Salah satu upaya implementasi PPK yang mungkin dilakukan oleh setiap satuan pendidikan adalah menerapkan pola Pembelajaran Sosial dan Emosional (PSE) atau dikenal pula dengan Social and Emotional Learning (SEL). Pola pembelajaran ini dapat diterapkan dan disinergikan dengan PPK berbasis kelas, berbasis budaya sekolah, serta berbasis masyarakat. Dengan demikian, pola ini dilakukan secara holistik dengan melibatkan seluruh pemangku kepentingan satuan pendidikan.

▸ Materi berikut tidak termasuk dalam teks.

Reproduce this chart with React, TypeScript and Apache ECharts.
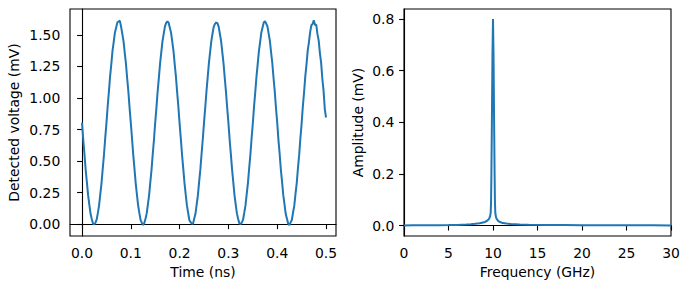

PSE adalah sebuah pola yang membantu siswa untuk dapat mengembangkan pengetahuan, keterampilan, dan sikapnya dalam mengelola emosi, membangun hubungan yang sehat, menetapkan tujuan, serta mengambil keputusan dalam hidupnya. PSE menjadi sebuah metode yang dapat membantu siswa dalam mengembangkan kesadaran diri, pengendalian diri, dan keterampilan interpersonalnya. Pola ini sangat penting diimplementasikan oleh satuan pendidikan karena dimungkinkan dapat berkontribusi terhadap kesuksesan siswa di sekolah, pekerjaan, dan kehidupan sosial.
Menurut Collaborative for Academic, Sosial, and Emotional Learning (CASEL), terdapat lima kompetensi inti dalam penerapan pembelajaran sosial dan emosional, yaitu: kesadaran diri (self-awareness), manajemen diri (self-management), kesadaran sosial (social-awareness), kemampuan berinteraksi sosial (relationship skill), serta pengambilan keputusan yang bertanggung jawab (responsible decision-making).
Menerapkan pola PSE tidak dapat dilakukan dengan serampangan, tanpa pondasi perencanaan yang matang. Satuan pendidikan harus menyusun formulasi yang tepat sehingga penerapannya benar-benar efektif dan mengarah pada tujuannya. Selain itu, dalam implementasi PSE yang disinergikan dengan program PPK, dibutuhkan kolaborasi dari seluruh pemangku kepentingan satuan pendidikan sehingga program ini benar-benar efektif melahirkan siswa yang mampu survive dalam kehidupannya.****DasARSS.